Zur Orientierung außerdem die folgenden Urteile:
AG Hamburg, Urteil vom 22.08.1996, Az. 22b C 672/96 (ganz einfach zu finden, wenn Du bei Google eingibst: “ AG Hamburg 22b C 672/96 reise-recht-wiki.de“)
Minderungsanspruch bejaht. Bei einer Kurzreise über 4 Tage wurde der Rückflug von 20.25 Uhr auf 9.30 Uhr vorverlegt. Die Reisezeit verkürzte sich dadurch um einen ganzen Tag. Der Reisepreis konnte um 25 % für den verlorenen Tag gemindert werden.
AG Ludwigsburg, Urteil vom 18.08.2008, Az. 10 C 1621/08 (ganz einfach zu finden, wenn Du bei Google eingibst: “ AG Ludwigsburg 10 C 1621/08 reise-recht-wiki.de“)
Minderung bejaht. Die Vorverlegung des Rückflugs um 11 Stunden bei einer 7tägigen Flugreise stellt einen Reisemangel dar und berechtigt zur Reisepreisminderung für den Tag, der durch die Verlegung verloren ging.
AG Bonn, Urteil vom 27.06.1996, Az. 18 C 14/96 (ganz einfach zu finden, wenn Du bei Google eingibst: “AG Bonn 18 C 14/96 reise-recht-wiki.de“)
Minderungsanspruch verneint. Eine Vorverlegung des Abfluges um 5 Stunden ist nicht als Beförderungsmangel zu qualifizieren und berechtigt daher nicht zur Reisepreisminderung. Bei Charterflügen ist nach Ansicht des Gerichtes eine Flugzeitenverspätung von bis zu 8 Stunden zu tolerieren.
OLG Düsseldorf, Urteil vom 02.05.2013, Az. I-6 U 123/12 (einfach zu finden, wenn Sie bei Google eingeben: „OLG Düsseldorf I-6 U123/12 reise-recht-wiki.de")
Wird von der Flugzeitenverschiebung ein Urlaubstag beeinträchtigt, so ist diese ebenfalls unzulässig.
Da die Verschiebung der Reisezeit in Ihrem Fall ziemlich erheblich ist und zudem auch noch die durch das OLG Düsseldorf festgelegte 8 Stunden Grenze überschreitet, denke ich, dass in Ihrem Fall von einem Reisemangel nach § 651 c BGB auszugehen ist, der zur Minderung nach § 651 d BGB berechtigt.
Möchten Sie die Reise so aber nicht antreten, bleibt Ihnen bei Vorliegen eines Mangels auch stets die Möglichkeit, die Reise gem. § 651 e BGB kündigen:
LG Koblenz, Urt. v. 12.11.2003, Az: 12 S 164/03 (einfach zu finden, wenn Sie bei Google eingeben: „Az: 12 S 164/03 reise-recht-wiki.de")
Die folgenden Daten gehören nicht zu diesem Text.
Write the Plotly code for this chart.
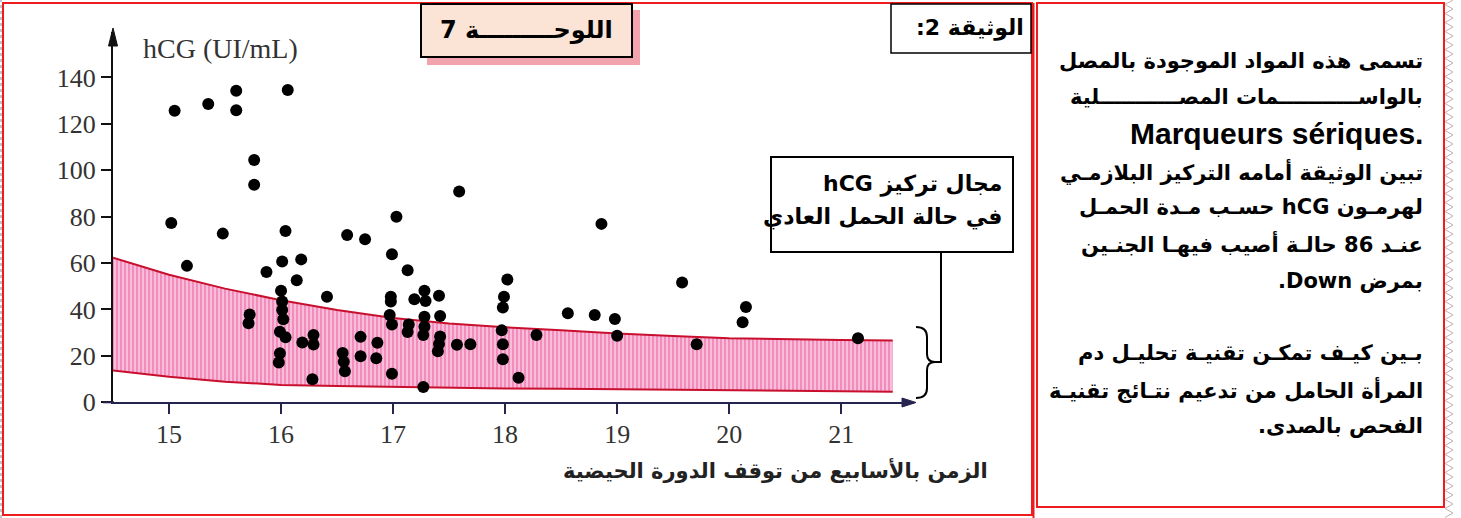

Ein Fluggast kann von einem Reisevertrag zurück treten, wenn die abweichenden Reisezeiten zu einer erheblichen Änderung der Reiseleistung führen.
LG Düsseldorf, Urt. v. 08.10.2010, Az: 22 S 295/09 (einfach zu finden, wenn Sie bei Google eingeben: „Az: 22 S 295/09 reise-recht-wiki.de")
Reisekunden sind nur zur Kündigung eines Reisevertrages berechtigt, wenn sie den Mangel, der die Kündigung begründet, rechtzeitig anzeigen und dem Reiseveranstalter eine angemessene Frist zur Behebung des Mangels gesetzt haben, die ergebnislos verstrichen ist.
Wie das Urteil schon zeigt, müssen Sie beachten, dass Sie bevor Sie eine Kündigung oder einen Reisepreismangel geltend machen können, dem Reiseveranstalter zunächst den Mangel melden müsen und ihr dann auch die Möglichkeit gewähren müssen, diesen Mangel zu beheben.
Sie haben also entweder die Möglichkeit, die Reise wahrzunehmen und eine Reisepreisminderung gem. § 651d BGB geltend machen. Falls das für Sie keine Option ist, könnten Sie die Reise auch gem. § 651e BGB kündigen.
Beachten Sie jedoch bitte, dass dieser Beitrag nur eine Rechtsmeinung darstellt. Wegen der Komplexität des Sachverhalts könnte es deshalb auch sinnvoll sein, einen Anwalt für Reiserecht einzuschalten.